# SOURCE MATERIAL
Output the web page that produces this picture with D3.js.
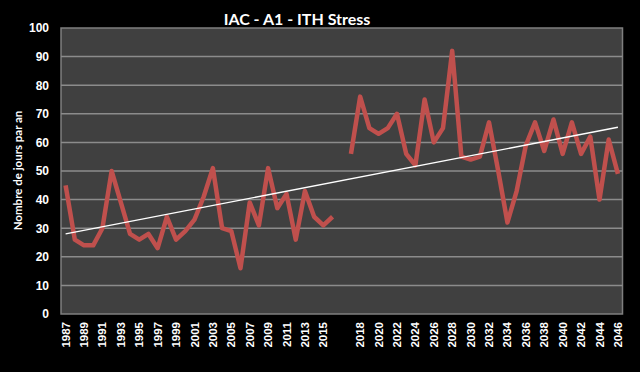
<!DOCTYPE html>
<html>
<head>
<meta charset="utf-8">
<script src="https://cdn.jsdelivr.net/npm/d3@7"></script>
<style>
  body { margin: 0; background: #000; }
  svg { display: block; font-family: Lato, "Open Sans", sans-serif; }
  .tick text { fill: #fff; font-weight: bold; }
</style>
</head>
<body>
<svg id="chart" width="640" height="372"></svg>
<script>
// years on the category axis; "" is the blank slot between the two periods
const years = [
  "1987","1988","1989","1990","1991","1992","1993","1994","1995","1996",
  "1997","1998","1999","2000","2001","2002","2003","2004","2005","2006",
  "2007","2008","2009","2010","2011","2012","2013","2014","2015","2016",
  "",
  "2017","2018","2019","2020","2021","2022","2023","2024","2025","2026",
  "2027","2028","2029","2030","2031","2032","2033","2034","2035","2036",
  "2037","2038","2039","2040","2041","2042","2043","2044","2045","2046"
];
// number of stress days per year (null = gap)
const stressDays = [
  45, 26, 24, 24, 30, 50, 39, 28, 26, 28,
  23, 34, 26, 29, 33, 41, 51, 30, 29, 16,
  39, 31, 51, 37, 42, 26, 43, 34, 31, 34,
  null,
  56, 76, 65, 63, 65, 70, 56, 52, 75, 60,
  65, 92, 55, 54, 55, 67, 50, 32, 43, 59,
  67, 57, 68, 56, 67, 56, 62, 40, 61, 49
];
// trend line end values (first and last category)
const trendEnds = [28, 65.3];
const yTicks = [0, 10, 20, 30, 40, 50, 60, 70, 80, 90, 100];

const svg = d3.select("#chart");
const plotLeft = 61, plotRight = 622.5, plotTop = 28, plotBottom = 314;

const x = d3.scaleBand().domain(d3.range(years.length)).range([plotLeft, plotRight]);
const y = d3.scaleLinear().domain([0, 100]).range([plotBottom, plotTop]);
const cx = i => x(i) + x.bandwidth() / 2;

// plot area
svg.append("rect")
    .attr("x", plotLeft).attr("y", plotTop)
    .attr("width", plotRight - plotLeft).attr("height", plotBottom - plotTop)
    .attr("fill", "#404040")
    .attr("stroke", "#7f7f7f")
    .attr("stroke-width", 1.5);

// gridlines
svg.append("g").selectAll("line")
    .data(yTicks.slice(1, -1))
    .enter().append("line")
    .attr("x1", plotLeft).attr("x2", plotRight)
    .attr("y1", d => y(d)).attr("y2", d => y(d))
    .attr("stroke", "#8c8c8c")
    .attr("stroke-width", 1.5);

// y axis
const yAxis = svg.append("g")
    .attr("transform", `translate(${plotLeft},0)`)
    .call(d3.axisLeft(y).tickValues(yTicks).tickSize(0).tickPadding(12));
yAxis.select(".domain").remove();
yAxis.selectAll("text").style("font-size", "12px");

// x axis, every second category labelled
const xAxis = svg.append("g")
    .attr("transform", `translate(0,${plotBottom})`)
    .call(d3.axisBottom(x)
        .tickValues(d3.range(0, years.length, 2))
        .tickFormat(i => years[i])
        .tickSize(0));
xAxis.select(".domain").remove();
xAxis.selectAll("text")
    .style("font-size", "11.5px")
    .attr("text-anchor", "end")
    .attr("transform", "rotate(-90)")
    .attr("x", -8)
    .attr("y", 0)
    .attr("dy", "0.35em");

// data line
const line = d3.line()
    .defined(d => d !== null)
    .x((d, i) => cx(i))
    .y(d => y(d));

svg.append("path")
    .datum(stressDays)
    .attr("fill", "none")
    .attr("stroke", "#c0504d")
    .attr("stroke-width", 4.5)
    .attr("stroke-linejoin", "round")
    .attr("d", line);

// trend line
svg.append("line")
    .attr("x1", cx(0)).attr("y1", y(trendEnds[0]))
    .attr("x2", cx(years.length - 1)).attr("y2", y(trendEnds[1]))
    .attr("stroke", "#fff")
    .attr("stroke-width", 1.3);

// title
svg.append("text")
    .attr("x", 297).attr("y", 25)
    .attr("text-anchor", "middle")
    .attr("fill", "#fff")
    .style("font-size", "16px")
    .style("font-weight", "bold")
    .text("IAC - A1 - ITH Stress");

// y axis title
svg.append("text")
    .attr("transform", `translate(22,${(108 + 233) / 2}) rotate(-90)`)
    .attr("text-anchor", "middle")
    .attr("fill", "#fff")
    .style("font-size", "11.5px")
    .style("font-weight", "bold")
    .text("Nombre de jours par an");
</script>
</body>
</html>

# STATED EXERCISE
Repeat the material above in full and unchanged, minus its images.

# REPLY
Output the web page that produces this picture with D3.js.
<!DOCTYPE html>
<html>
<head>
<meta charset="utf-8">
<script src="https://cdn.jsdelivr.net/npm/d3@7"></script>
<style>
  body { margin: 0; background: #000; }
  svg { display: block; font-family: Lato, "Open Sans", sans-serif; }
  .tick text { fill: #fff; font-weight: bold; }
</style>
</head>
<body>
<svg id="chart" width="640" height="372"></svg>
<script>
// years on the category axis; "" is the blank slot between the two periods
const years = [
  "1987","1988","1989","1990","1991","1992","1993","1994","1995","1996",
  "1997","1998","1999","2000","2001","2002","2003","2004","2005","2006",
  "2007","2008","2009","2010","2011","2012","2013","2014","2015","2016",
  "",
  "2017","2018","2019","2020","2021","2022","2023","2024","2025","2026",
  "2027","2028","2029","2030","2031","2032","2033","2034","2035","2036",
  "2037","2038","2039","2040","2041","2042","2043","2044","2045","2046"
];
// number of stress days per year (null = gap)
const stressDays = [
  45, 26, 24, 24, 30, 50, 39, 28, 26, 28,
  23, 34, 26, 29, 33, 41, 51, 30, 29, 16,
  39, 31, 51, 37, 42, 26, 43, 34, 31, 34,
  null,
  56, 76, 65, 63, 65, 70, 56, 52, 75, 60,
  65, 92, 55, 54, 55, 67, 50, 32, 43, 59,
  67, 57, 68, 56, 67, 56, 62, 40, 61, 49
];
// trend line end values (first and last category)
const trendEnds = [28, 65.3];
const yTicks = [0, 10, 20, 30, 40, 50, 60, 70, 80, 90, 100];

const svg = d3.select("#chart");
const plotLeft = 61, plotRight = 622.5, plotTop = 28, plotBottom = 314;

const x = d3.scaleBand().domain(d3.range(years.length)).range([plotLeft, plotRight]);
const y = d3.scaleLinear().domain([0, 100]).range([plotBottom, plotTop]);
const cx = i => x(i) + x.bandwidth() / 2;

// plot area
svg.append("rect")
    .attr("x", plotLeft).attr("y", plotTop)
    .attr("width", plotRight - plotLeft).attr("height", plotBottom - plotTop)
    .attr("fill", "#404040")
    .attr("stroke", "#7f7f7f")
    .attr("stroke-width", 1.5);

// gridlines
svg.append("g").selectAll("line")
    .data(yTicks.slice(1, -1))
    .enter().append("line")
    .attr("x1", plotLeft).attr("x2", plotRight)
    .attr("y1", d => y(d)).attr("y2", d => y(d))
    .attr("stroke", "#8c8c8c")
    .attr("stroke-width", 1.5);

// y axis
const yAxis = svg.append("g")
    .attr("transform", `translate(${plotLeft},0)`)
    .call(d3.axisLeft(y).tickValues(yTicks).tickSize(0).tickPadding(12));
yAxis.select(".domain").remove();
yAxis.selectAll("text").style("font-size", "12px");

// x axis, every second category labelled
const xAxis = svg.append("g")
    .attr("transform", `translate(0,${plotBottom})`)
    .call(d3.axisBottom(x)
        .tickValues(d3.range(0, years.length, 2))
        .tickFormat(i => years[i])
        .tickSize(0));
xAxis.select(".domain").remove();
xAxis.selectAll("text")
    .style("font-size", "11.5px")
    .attr("text-anchor", "end")
    .attr("transform", "rotate(-90)")
    .attr("x", -8)
    .attr("y", 0)
    .attr("dy", "0.35em");

// data line
const line = d3.line()
    .defined(d => d !== null)
    .x((d, i) => cx(i))
    .y(d => y(d));

svg.append("path")
    .datum(stressDays)
    .attr("fill", "none")
    .attr("stroke", "#c0504d")
    .attr("stroke-width", 4.5)
    .attr("stroke-linejoin", "round")
    .attr("d", line);

// trend line
svg.append("line")
    .attr("x1", cx(0)).attr("y1", y(trendEnds[0]))
    .attr("x2", cx(years.length - 1)).attr("y2", y(trendEnds[1]))
    .attr("stroke", "#fff")
    .attr("stroke-width", 1.3);

// title
svg.append("text")
    .attr("x", 297).attr("y", 25)
    .attr("text-anchor", "middle")
    .attr("fill", "#fff")
    .style("font-size", "16px")
    .style("font-weight", "bold")
    .text("IAC - A1 - ITH Stress");

// y axis title
svg.append("text")
    .attr("transform", `translate(22,${(108 + 233) / 2}) rotate(-90)`)
    .attr("text-anchor", "middle")
    .attr("fill", "#fff")
    .style("font-size", "11.5px")
    .style("font-weight", "bold")
    .text("Nombre de jours par an");
</script>
</body>
</html>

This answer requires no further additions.